The state Department of Health and Brown University are partnering to look for perfluorinated chemicals in more than 30 water systems across Rhode Island. The sampling began Wednesday and will continue through at least September.
Health officials said that there are a lot of old manufacturing sites in Rhode Island and factories have been connected to contamination in other states.
"The issue here is that we do not definitively know what sites, if any, are sources of contamination," said Joseph Wendelken, a health department spokesman. "That is one of the reasons why we are sampling so broadly."
Public water systems serving over 10,000 people were tested for perfluorinated chemicals nationwide between 2013 and 2015, under the direction of the U.S. Environmental Protection Agency. The agency issued stricter guidelines last year regarding human exposure to perfluorooctane sulfonate and perfluorooctanoic acid, or PFOS and PFOA.
Most of Rhode Island's larger water systems didn't have measureable levels. One system did, but the measurement was below the EPA's current advisory level of 70 parts per trillion. A second system measured above that level, but the measurement decreased during follow-up testing.
These new tests are focused on water systems serving fewer than 10,000 people, which weren't sampled previously. Brown is collecting the samples and the state will oversee the analysis.
Jennifer Guelfo, a postdoctoral researcher at Brown University, has conducted research on these compounds for eight years. She collected the first water sample Wednesday.
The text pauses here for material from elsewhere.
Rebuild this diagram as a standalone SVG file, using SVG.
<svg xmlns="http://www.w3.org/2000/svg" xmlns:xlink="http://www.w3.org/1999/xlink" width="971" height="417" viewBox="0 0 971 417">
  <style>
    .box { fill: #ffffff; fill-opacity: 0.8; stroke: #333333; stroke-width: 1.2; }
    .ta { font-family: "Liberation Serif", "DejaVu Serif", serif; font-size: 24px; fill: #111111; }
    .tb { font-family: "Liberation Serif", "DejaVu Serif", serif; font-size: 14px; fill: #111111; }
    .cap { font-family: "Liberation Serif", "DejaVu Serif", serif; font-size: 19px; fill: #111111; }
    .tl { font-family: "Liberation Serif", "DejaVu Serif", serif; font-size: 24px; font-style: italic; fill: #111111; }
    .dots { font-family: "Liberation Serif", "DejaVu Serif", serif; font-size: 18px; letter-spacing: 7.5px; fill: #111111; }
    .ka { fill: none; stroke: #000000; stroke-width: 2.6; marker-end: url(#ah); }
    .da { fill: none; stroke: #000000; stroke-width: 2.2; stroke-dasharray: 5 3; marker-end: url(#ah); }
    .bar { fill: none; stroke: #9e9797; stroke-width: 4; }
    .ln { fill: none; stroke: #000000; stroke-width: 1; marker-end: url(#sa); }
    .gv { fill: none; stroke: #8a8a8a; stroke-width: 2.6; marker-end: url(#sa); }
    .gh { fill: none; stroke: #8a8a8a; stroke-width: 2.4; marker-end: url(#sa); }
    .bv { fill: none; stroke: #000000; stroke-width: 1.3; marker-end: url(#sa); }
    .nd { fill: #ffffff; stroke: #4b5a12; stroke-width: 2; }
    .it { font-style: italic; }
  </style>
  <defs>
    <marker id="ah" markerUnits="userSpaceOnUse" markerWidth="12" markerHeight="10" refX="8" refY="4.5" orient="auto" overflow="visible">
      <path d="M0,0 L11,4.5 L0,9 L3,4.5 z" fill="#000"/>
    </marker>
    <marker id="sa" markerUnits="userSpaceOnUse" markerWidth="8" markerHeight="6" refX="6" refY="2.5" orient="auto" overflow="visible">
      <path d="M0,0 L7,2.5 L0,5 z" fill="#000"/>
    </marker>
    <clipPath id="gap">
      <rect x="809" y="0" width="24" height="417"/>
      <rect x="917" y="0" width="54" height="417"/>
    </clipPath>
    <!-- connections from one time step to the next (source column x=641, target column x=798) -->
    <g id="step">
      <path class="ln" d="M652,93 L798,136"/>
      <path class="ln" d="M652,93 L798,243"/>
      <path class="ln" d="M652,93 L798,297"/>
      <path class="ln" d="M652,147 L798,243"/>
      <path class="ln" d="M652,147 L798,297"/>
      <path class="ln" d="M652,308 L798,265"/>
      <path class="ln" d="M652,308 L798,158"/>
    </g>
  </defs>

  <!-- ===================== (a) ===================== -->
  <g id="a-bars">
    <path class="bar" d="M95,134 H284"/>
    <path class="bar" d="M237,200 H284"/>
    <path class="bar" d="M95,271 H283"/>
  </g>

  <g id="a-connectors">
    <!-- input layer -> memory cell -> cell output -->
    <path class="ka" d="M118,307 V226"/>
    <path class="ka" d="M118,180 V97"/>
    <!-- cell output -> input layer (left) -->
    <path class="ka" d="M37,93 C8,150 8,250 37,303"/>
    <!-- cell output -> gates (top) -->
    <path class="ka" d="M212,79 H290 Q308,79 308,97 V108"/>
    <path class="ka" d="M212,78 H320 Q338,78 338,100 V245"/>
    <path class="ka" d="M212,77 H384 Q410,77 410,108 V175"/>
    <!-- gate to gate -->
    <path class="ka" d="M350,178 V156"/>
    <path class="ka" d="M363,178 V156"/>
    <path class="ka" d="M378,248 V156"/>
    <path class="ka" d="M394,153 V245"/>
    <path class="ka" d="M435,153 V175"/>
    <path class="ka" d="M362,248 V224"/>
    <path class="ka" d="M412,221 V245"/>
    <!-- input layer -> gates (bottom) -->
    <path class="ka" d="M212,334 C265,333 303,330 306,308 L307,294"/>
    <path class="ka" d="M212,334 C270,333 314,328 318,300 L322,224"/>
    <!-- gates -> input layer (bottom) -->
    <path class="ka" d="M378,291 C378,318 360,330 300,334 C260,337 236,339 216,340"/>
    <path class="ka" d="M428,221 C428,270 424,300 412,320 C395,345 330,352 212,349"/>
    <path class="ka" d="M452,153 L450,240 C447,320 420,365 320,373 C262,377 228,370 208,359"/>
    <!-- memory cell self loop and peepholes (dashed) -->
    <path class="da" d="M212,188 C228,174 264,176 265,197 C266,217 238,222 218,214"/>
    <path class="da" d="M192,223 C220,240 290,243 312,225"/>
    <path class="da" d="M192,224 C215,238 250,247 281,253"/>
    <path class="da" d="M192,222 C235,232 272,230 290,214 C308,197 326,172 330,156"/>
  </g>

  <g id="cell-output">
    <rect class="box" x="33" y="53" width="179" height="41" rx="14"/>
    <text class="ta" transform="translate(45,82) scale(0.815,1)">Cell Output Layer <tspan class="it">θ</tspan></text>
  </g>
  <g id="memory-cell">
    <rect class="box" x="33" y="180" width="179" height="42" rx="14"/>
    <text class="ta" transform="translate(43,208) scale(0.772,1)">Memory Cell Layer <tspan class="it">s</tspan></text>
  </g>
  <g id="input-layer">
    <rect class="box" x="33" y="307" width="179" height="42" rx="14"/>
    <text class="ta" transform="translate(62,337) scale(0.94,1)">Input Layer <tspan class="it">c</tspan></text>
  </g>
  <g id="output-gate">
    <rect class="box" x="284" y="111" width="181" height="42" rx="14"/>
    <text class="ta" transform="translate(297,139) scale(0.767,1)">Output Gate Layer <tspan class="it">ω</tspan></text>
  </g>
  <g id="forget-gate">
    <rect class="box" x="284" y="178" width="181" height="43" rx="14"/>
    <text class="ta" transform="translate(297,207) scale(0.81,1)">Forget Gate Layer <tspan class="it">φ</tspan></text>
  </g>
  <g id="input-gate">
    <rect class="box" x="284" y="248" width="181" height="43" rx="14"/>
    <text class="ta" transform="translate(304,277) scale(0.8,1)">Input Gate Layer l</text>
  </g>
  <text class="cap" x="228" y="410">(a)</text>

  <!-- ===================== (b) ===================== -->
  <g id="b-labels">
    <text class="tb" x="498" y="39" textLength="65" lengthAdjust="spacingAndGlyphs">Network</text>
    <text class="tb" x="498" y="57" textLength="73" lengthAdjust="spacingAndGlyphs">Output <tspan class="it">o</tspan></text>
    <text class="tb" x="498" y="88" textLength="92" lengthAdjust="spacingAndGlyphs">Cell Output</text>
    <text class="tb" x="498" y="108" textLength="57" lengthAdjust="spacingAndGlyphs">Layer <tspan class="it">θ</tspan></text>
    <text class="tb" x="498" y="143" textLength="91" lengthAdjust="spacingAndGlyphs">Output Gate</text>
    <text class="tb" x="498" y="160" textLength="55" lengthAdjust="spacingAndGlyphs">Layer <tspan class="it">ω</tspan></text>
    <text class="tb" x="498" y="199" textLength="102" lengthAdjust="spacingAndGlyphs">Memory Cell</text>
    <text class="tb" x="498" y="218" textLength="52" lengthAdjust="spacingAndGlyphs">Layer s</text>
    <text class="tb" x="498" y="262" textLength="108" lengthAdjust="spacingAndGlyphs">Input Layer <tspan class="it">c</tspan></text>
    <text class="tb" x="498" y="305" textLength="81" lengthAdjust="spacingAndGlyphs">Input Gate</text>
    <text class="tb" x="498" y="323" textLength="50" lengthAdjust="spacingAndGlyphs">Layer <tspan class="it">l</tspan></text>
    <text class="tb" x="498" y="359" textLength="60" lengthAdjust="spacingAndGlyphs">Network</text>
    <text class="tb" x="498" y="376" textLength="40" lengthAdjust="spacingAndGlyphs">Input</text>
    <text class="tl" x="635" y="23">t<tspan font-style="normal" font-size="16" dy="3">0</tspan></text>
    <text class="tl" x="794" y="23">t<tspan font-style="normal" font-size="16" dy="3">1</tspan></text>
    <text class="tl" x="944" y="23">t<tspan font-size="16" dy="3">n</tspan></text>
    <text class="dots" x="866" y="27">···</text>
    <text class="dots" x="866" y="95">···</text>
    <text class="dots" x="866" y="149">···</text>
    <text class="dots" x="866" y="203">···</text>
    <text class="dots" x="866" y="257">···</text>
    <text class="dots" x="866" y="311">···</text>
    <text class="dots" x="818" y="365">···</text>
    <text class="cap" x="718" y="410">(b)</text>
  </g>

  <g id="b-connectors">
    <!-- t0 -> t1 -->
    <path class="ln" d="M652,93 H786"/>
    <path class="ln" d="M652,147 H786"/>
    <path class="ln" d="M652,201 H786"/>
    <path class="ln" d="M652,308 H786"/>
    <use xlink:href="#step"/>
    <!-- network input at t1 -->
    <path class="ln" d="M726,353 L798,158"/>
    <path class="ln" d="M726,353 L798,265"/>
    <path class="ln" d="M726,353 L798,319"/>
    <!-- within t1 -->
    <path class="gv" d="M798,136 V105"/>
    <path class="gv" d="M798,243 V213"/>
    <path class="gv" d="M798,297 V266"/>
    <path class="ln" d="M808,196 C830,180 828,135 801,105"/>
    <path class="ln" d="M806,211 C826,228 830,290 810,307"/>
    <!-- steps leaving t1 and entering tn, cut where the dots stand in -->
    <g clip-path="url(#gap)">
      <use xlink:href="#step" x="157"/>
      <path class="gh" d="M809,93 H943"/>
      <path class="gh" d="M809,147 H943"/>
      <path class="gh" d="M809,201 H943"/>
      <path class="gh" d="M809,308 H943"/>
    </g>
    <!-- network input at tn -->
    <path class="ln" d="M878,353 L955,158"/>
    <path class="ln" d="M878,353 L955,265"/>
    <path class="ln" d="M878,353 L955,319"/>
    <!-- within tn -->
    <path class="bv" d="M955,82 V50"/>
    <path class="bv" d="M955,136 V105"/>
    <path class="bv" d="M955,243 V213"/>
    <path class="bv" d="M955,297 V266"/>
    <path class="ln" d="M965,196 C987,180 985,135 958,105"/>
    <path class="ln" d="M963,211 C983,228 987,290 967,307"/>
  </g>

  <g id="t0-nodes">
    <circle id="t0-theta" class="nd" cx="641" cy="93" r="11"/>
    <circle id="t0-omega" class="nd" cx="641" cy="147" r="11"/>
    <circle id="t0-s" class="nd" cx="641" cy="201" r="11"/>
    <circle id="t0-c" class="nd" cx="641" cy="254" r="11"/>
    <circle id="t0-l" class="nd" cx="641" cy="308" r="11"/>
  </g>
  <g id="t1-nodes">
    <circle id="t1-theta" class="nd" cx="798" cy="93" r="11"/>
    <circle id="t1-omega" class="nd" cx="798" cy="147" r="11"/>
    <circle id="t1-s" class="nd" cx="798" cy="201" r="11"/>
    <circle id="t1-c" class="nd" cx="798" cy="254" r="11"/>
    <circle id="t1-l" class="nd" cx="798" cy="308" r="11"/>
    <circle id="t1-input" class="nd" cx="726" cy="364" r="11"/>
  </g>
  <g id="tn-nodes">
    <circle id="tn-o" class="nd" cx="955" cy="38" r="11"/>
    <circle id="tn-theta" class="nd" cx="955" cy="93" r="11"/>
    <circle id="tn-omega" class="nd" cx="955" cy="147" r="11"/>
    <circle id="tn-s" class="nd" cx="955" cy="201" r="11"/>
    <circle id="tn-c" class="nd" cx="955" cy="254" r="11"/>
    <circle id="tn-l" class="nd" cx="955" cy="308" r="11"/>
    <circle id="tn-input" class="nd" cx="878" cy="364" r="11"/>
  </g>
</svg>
Guelfo said that to put it in perspective, the amount of the chemicals that would meet the advisory level is roughly equivalent to three and a half drops in the average, Olympic-sized swimming pool.
"I know it raises alarm when people hear we're looking for water contamination, but I think it's better to be proactive," Guelfo said.
If any of the results are over the EPA's level, resampling will be done immediately, Wendelken said. If the second sample is still high, the Department of Health would require the water system to submit a plan of action outlining how it will lower the level or connect people to a safe drinking water source.